▶ [Task statement]:
Copy each line of the records that contains the word "this".
═════ Entries supplied
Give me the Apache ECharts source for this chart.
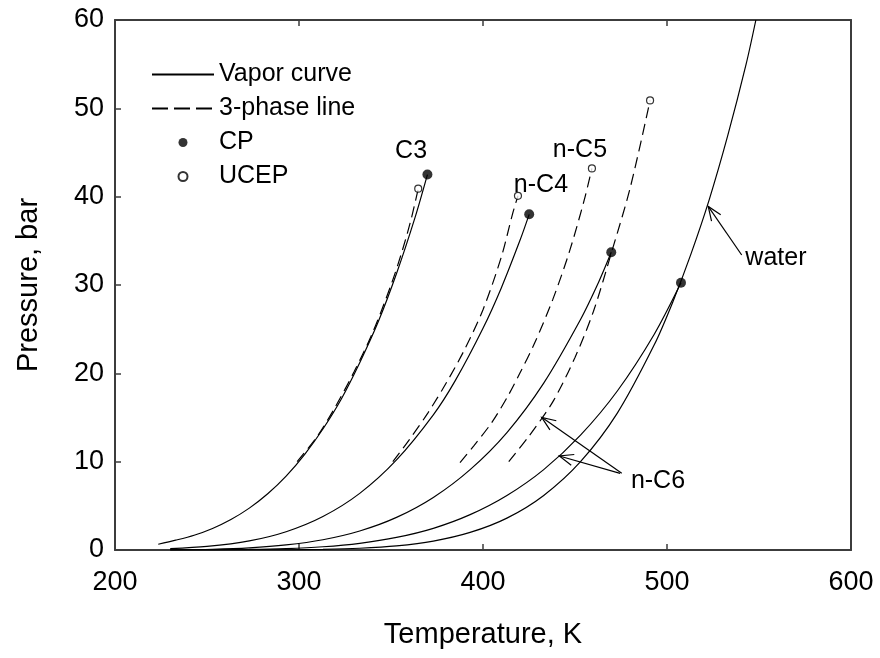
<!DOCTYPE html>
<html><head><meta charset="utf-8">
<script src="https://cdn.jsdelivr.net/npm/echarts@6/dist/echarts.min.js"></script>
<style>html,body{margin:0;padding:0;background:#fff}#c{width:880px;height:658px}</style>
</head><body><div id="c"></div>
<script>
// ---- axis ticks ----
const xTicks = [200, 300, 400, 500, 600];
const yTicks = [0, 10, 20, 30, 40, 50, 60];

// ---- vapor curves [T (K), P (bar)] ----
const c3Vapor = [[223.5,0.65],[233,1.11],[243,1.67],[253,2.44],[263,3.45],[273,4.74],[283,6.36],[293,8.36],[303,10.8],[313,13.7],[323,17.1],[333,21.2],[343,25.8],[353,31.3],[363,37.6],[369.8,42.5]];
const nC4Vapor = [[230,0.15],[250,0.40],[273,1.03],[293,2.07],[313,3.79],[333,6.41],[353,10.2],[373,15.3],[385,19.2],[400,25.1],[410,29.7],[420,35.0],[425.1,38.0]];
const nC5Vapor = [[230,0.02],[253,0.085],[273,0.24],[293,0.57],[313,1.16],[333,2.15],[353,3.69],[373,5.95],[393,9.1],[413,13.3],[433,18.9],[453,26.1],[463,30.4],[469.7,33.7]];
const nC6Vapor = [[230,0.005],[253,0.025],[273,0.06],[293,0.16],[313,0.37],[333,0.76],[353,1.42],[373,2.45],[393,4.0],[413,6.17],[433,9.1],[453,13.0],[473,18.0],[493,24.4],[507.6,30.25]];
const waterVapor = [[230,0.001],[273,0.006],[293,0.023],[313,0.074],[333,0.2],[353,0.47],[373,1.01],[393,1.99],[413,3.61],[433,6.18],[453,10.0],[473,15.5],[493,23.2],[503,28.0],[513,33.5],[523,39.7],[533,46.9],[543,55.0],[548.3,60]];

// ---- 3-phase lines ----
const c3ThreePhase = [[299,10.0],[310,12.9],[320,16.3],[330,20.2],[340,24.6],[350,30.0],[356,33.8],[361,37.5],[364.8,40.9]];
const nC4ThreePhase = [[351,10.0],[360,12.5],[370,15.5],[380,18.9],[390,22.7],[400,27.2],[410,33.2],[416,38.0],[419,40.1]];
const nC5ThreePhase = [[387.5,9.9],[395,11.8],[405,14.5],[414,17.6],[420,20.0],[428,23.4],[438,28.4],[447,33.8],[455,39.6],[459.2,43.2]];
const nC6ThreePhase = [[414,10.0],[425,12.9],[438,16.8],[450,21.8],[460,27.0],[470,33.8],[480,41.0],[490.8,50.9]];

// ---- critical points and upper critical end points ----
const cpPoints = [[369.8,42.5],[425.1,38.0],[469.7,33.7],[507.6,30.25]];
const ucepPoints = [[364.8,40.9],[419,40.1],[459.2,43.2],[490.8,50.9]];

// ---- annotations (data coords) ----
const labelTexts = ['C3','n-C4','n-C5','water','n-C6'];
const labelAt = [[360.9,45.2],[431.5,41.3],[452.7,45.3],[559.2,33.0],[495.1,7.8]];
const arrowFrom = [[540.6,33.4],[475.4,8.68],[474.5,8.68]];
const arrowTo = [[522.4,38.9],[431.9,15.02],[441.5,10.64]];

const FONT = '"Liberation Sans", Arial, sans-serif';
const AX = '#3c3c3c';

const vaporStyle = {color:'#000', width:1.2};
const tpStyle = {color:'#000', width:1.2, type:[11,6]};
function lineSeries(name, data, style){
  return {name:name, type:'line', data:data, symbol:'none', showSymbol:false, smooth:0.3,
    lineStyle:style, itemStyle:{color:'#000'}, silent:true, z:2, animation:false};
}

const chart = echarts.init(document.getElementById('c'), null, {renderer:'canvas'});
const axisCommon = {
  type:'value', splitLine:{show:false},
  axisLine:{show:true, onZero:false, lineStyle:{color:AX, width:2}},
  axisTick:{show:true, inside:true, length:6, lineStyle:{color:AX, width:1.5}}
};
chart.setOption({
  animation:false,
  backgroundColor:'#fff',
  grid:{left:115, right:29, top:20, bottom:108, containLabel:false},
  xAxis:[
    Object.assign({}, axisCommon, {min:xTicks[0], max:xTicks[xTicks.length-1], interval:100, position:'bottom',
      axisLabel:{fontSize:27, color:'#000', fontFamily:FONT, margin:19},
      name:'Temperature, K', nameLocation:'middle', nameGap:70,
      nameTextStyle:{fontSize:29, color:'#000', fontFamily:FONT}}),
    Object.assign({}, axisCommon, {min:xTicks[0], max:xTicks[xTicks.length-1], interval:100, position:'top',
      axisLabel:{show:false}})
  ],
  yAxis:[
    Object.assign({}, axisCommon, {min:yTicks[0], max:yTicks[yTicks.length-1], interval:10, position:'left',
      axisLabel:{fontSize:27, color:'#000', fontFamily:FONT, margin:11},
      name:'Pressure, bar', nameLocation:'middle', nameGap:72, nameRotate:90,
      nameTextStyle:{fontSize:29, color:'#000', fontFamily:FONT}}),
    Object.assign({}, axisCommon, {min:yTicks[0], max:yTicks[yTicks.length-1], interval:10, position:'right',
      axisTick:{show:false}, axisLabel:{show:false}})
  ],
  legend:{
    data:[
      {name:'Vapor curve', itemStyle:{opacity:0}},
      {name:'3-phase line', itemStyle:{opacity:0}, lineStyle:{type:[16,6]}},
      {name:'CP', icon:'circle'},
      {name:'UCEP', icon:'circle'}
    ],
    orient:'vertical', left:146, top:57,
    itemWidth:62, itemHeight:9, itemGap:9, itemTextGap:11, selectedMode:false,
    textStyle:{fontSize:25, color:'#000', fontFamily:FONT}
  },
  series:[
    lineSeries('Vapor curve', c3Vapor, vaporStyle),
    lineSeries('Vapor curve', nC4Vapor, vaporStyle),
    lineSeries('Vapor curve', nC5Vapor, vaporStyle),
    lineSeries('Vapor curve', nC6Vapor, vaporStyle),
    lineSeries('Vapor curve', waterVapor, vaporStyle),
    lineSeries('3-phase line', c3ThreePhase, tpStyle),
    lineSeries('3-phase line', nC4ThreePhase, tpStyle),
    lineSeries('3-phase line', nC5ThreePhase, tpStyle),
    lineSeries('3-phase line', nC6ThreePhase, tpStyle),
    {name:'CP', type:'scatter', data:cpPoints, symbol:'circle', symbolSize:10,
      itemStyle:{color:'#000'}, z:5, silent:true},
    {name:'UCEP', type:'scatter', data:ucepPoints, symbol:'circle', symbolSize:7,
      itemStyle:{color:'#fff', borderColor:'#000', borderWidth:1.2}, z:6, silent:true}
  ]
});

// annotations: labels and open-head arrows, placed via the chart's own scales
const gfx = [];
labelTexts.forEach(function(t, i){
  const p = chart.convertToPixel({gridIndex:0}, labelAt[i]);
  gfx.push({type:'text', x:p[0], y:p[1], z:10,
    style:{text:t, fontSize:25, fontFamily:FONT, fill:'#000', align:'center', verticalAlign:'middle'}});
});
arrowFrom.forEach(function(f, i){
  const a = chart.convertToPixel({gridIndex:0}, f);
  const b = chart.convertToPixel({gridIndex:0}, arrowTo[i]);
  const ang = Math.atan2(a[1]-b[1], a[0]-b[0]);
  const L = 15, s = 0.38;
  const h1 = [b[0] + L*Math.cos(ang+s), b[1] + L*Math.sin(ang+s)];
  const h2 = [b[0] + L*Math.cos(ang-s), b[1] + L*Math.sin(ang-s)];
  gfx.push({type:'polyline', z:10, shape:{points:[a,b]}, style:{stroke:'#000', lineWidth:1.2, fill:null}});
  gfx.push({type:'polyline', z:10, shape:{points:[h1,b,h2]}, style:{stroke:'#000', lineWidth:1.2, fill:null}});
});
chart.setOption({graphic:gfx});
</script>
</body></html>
══════════
═════ Entries supplied
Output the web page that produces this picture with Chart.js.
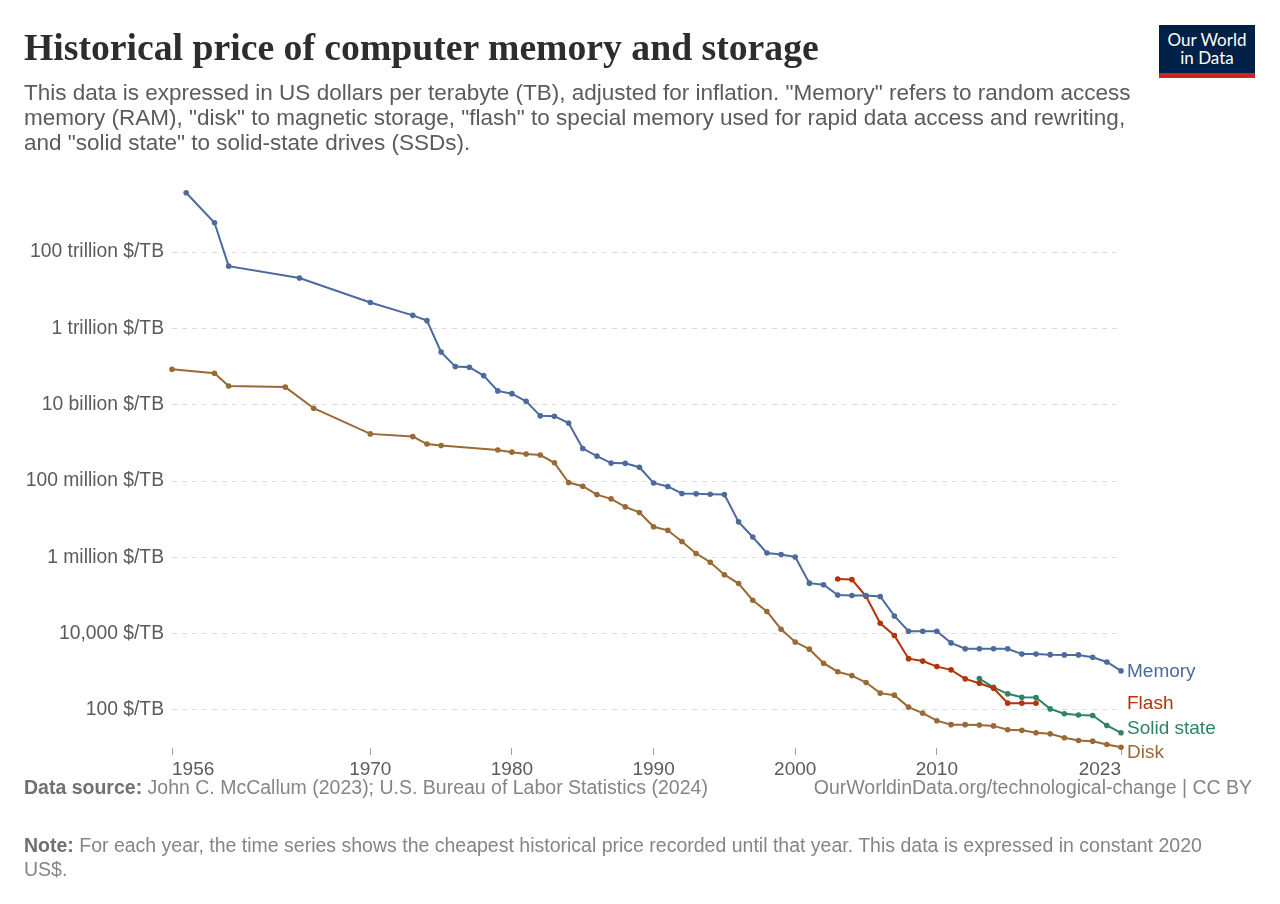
══════════
▶ [Output]:
Give me the Apache ECharts source for this chart.
Output the web page that produces this picture with Chart.js.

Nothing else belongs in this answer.